The $182 million acquisition of IRM was underwritten by a strong PDP value of approximately $173 million and enhances our drilling inventory by about 70 operated drilling locations from IRM's core acreage in Midland and Ector counties to our existing drilling inventory. We expect the IRM acquisition to result in significantly increased production in 2021 with very minimal incremental, general and administrative costs, allowing us to continue to achieve high margins in our operations with the benefit of added scale.

A large majority of IRM’'s production comes from its core acreage in the Spanish Pearl project area in Midland and Ector counties. The approximately 4900 net acres there are located in well delineated areas with existing producing wells on all sides from various operators, and further de-risked by IRM’s own development on the acreage, which is about 93% operated and 100% held by production.

The Spanish Perl locations compete for capital with our Midland and Upton County inventory, where we estimate IRRs ranging from 70% to 90% on a 10,000 foot lateral based on $50 oil, and $2.50 gas flat for life.

Integration of the assets has gone well and is a compliment to both our folks at Earthstone and the IRM team. We are pleased with how smoothly the integration has gone and are fortunate to have been able to retain the large majority of IRM's field personnel, and for those of you in the field from IRM listening today, welcome aboard.

We should start to see the results of deploying our operating approach to the IRM assets by mid-year, which we expect will result in some improvements on the operating efficiency and cost sides. We're also looking forward to including IRM assets in our 2021 drilling program and seeing those results in the near term.

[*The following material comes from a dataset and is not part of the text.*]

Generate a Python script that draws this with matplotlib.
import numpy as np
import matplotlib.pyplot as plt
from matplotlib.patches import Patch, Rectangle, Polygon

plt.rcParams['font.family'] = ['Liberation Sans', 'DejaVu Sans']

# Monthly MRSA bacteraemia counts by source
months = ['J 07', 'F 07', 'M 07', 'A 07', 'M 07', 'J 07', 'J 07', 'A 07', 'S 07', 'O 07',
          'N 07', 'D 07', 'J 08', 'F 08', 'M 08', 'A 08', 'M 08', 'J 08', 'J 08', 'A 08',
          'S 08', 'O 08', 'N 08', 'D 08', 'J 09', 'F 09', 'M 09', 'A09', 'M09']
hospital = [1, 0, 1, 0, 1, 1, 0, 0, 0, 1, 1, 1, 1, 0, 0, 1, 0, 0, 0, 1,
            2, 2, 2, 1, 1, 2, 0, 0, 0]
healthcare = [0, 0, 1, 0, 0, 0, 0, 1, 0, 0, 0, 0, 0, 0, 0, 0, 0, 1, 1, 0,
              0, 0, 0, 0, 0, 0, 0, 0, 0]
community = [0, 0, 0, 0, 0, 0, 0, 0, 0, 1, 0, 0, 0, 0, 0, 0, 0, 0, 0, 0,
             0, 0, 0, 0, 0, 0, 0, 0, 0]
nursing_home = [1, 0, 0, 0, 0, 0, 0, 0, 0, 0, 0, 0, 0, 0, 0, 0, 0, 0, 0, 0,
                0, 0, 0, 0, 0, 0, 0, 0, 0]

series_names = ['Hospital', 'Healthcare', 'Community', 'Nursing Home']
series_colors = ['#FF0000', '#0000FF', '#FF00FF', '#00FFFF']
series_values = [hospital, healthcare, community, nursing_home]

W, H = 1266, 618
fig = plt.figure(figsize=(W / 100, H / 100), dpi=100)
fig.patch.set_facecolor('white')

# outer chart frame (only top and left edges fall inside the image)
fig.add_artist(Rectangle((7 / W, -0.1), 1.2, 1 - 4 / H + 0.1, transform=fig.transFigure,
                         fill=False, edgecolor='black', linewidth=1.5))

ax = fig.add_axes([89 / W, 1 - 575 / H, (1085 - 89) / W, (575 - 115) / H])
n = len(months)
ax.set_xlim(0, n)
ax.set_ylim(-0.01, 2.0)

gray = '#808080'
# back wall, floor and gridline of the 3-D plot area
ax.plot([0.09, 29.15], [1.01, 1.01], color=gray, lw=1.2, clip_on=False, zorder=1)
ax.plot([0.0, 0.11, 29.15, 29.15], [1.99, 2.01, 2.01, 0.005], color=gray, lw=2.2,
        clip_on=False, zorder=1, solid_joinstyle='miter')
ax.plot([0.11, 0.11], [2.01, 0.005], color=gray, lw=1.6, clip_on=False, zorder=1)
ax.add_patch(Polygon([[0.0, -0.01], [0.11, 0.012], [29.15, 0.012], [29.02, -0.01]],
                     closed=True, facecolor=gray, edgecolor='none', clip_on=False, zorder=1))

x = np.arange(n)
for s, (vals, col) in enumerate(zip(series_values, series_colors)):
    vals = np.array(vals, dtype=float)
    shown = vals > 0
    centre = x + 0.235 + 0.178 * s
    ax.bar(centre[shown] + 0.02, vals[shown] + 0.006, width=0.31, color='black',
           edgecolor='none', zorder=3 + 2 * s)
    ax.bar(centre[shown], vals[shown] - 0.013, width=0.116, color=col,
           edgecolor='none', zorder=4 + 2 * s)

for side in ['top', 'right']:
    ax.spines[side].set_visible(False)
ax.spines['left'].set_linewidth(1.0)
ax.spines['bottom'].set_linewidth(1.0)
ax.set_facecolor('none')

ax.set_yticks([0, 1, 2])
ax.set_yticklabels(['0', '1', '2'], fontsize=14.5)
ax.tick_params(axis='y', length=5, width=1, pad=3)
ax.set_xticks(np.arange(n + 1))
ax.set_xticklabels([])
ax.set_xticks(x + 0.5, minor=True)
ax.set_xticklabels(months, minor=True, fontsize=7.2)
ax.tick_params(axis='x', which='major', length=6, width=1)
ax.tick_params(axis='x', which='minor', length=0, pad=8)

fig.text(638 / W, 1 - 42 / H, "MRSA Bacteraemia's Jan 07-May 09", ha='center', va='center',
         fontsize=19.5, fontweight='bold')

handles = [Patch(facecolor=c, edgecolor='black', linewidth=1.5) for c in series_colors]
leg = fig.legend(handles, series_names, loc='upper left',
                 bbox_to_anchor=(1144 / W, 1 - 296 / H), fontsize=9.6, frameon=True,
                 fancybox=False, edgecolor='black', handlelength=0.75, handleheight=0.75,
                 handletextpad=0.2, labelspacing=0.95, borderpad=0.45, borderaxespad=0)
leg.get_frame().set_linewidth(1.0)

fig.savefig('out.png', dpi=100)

In terms of our 2021 capital plan, that we have previously outlined the one rig program will be funded well within our expected operating cash flow, resulting in significant free cash flow. We will continue to pay down debt while considering options for a second rig. Beyond our drilling and completion plans, we continue to be focused on adding additional scale through acquisitions while maintaining our financial discipline.

Now I'm going to turn the call over to Steve Collins to provide an update on operations. Some of you on the call today know Steve and that he manages all of our operations. Steve has been with us at Earthstone and predecessor companies and has worked with Frank and me for over 25 years. Not today, either Steve or myself but actually we work together as field engineers in the early 1990s. So with a long history working together, I'm happy to have him join us today.

So Steve [indiscernible].

S
Steve Collins
EVP, Operations

Thanks, Robert, I'm glad to be on the call.

In the fourth quarter, we began completing wells we had drilled but not yet completed when we paused our 2020 drilling program last spring. In December, we completed the six wells in our Ratliff project in Upton County in which we hold 100% working interest. I won't rehash the production results since we released that with our operations update in January, we were very pleased with the performance of these wells.

We exited 2020 with five wells still awaiting completion, which are on our Hammond 30 unit also located in Upton County. We have finished completion activities and expect to turn these five gross 3.7 net wells to sales in the next week or so.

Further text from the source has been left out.